The international and interdenominational organization which sponsors these prison retreats is called “Kairos.” And my experience assures me that it’s very well-named.
- When forty-plus busy women (and a few men who serve on “the cook team”) commit several Saturdays, and one Friday evening as well, to preparing themselves to serve as a retreat team, you know this has to be “God’s special time.”
- When all these people, from about as many Christian denominations as you can think of, leave their denominations and their personal theologies at the door in order to focus on the heart of Christianity---Jesus and people---you know this has to be “God’s special time.”
- When in just a few weeks, these people (many of them former strangers) become vulnerable with one another and are formed into a loving, serving, supportive, non-competitive community; you know this has to be “God’s special time.”
And all of this is before we even set foot on the prison grounds. Once we get there, we see:
- walls which are thick with distrust and anger beginning to crumble as the women who had built these walls begin to see and to experience things they have never experienced before: love, trust, vulnerability, honesty, and even music/laughter/dancing not induced by alcohol or drugs;
- women who have known abuse from little on choosing to participate in a forgiveness service which brings tears to our eyes;
- women who have never had a birthday party in their lives seeing their names written on a birthday cake, receiving a birthday card, opening personal letters from every one of the staff members, hearing “Happy Birthday” sung to them, as well as a song whose words include: “You are loved; you are beautiful; you’re a gift of God, God’s own creation….God danced the day you were born.”
- women who have been taught that in order to survive, you have to look out for yourself and trust no one, beginning to share each other’s heartaches and help carry each other’s burdens;
- “prayer and share” groups among the residents meeting every Wednesday evening as a follow-up to their initial retreat experience.

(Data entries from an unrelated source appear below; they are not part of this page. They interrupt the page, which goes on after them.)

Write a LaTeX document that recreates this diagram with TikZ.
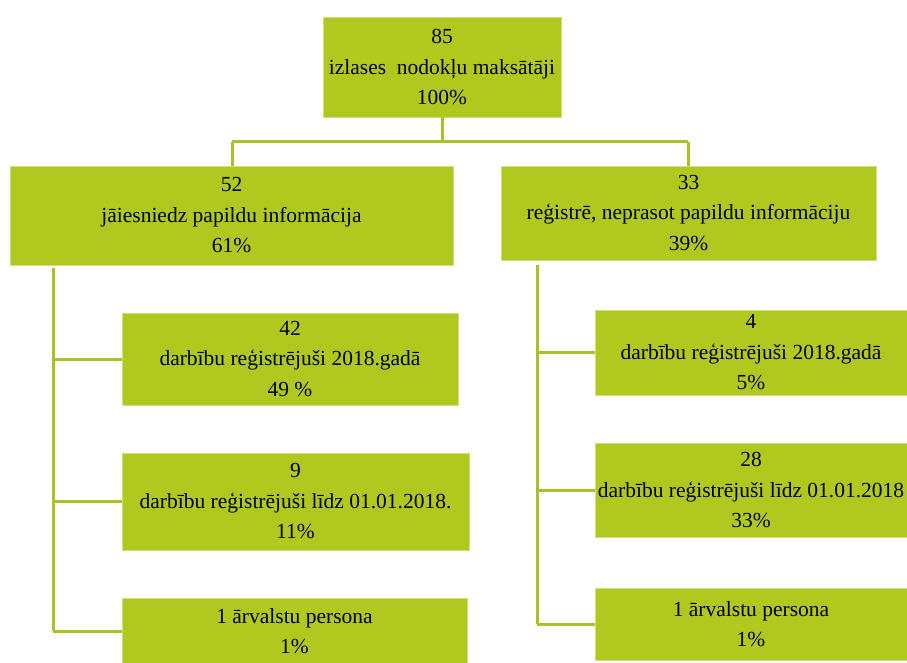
\documentclass[tikz,border=0pt]{standalone}
\usepackage{fontspec}
\setmainfont{Liberation Serif}
\definecolor{boxgreen}{RGB}{177,201,30}
\definecolor{linegreen}{RGB}{170,194,40}
\begin{document}
\begin{tikzpicture}[x=1pt,y=-1pt,
  box/.style={fill=boxgreen, draw=boxgreen!60!white, line width=0.6pt, inner sep=0pt,
    align=center, font=\fontsize{21.5}{30.5}\selectfont},
  conn/.style={draw=linegreen, line width=3pt}]
\useasboundingbox (0,0) rectangle (907,663);

% top level
\node[box, minimum width=238pt, minimum height=100pt] (top) at (442,67)
  {85\\izlases\ \ nodokļu maksātāji\\100\%};

% second level
\node[box, minimum width=443pt, minimum height=99pt] (l1) at (231.5,215.5)
  {52\\jāiesniedz papildu informācija\\61\%};
\node[box, minimum width=375pt, minimum height=94pt] (r1) at (688.5,213)
  {33\\reģistrē, neprasot papildu informāciju\\39\%};

% left branch
\node[box, minimum width=336pt, minimum height=92pt] (l2) at (290,359)
  {42\\darbību reģistrējuši 2018.gadā\\49 \%};
\node[box, minimum width=347pt, minimum height=97pt] (l3) at (295.5,501.5)
  {9\\darbību reģistrējuši līdz 01.01.2018.\\11\%};
\node[box, minimum width=345pt, minimum height=65pt] (l4) at (294.5,631)
  {1 ārvalstu persona\\1\%};

% right branch
\node[box, minimum width=312pt, minimum height=85pt] (r2) at (751,352.5)
  {4\\darbību reģistrējuši 2018.gadā\\5\%};
\node[box, minimum width=312pt, minimum height=94pt] (r3) at (751,490)
  {28\\darbību reģistrējuši līdz 01.01.2018\\33\%};
\node[box, minimum width=312pt, minimum height=72pt] (r4) at (751,624)
  {1 ārvalstu persona\\1\%};

% connector joints
\coordinate (jl) at (232,142);
\coordinate (jr) at (688,142);
\coordinate (tl) at (53,268);
\coordinate (tr) at (537,265);

% top split
\draw[conn] (top.south) -- (top.south |- jl);
\draw[conn] (jl) -- (jr);
\draw[conn] (jl) -- (jl |- l1.north);
\draw[conn] (jr) -- (jr |- r1.north);

% left trunk
\draw[conn] (tl) -- (tl |- l4.west);
\draw[conn] (tl |- l2.west) -- (l2.west);
\draw[conn] (tl |- l3.west) -- (l3.west);
\draw[conn] (tl |- l4.west) -- (l4.west);

% right trunk
\draw[conn] (tr) -- (tr |- r4.west);
\draw[conn] (tr |- r2.west) -- (r2.west);
\draw[conn] (tr |- r3.west) -- (r3.west);
\draw[conn] (tr |- r4.west) -- (r4.west);
\end{tikzpicture}
\end{document}
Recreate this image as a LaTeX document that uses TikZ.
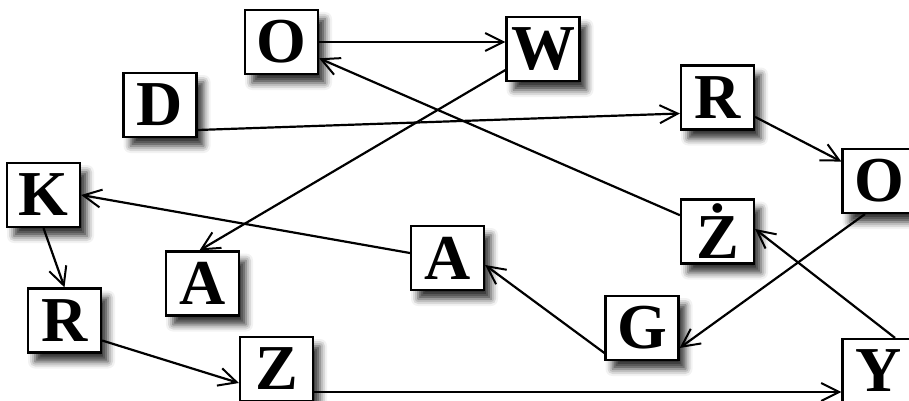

I could go on and on! But I’ll conclude now with a bit more about the Kairos Retreat Ministry which continues to impress me:
- Every semi-annual four-day retreat includes reaching out to the entire prison population, not only the thirty-six or so residents who are actually participating in that particular retreat. The retreat staff brings in a dozen home-made cookies a day, for four days, to all one thousand or so residents, most of whom never get home-made cookies.
- The Kairos staff arranges for people outside of the prison to be praying for retreat participants around the clock during the entire four-day retreat.
- Kairos staff members are very careful to encourage residents to learn to depend on and to build community among themselves. Therefore, contact between residents and staff members is very limited and controlled.
However, Kairos promises follow-up support in doing this by:
- allowing one letter a month for a year from one staff member to one resident who participated in the four-day retreat;
- returning to the prison for afternoon reunions several times a year;
- faithfully sending two staff members to the prison every Wednesday night (whether it be an ordinary Wednesday or Thanksgiving Eve, Christmas Eve, New Year’s Day, July 4 --- whatever!) to join the residents for their prayer and share groups.
The feedback which I’ve gotten both from other staff members, as well as from the prison residents themselves, convinces me that---at least for now---I need to continue serving in prison ministry when I can. However, by now, it must also be obvious what Kairos and its ministry has come to mean to me as well. It is for me personally “God’s Special Time,” indeed!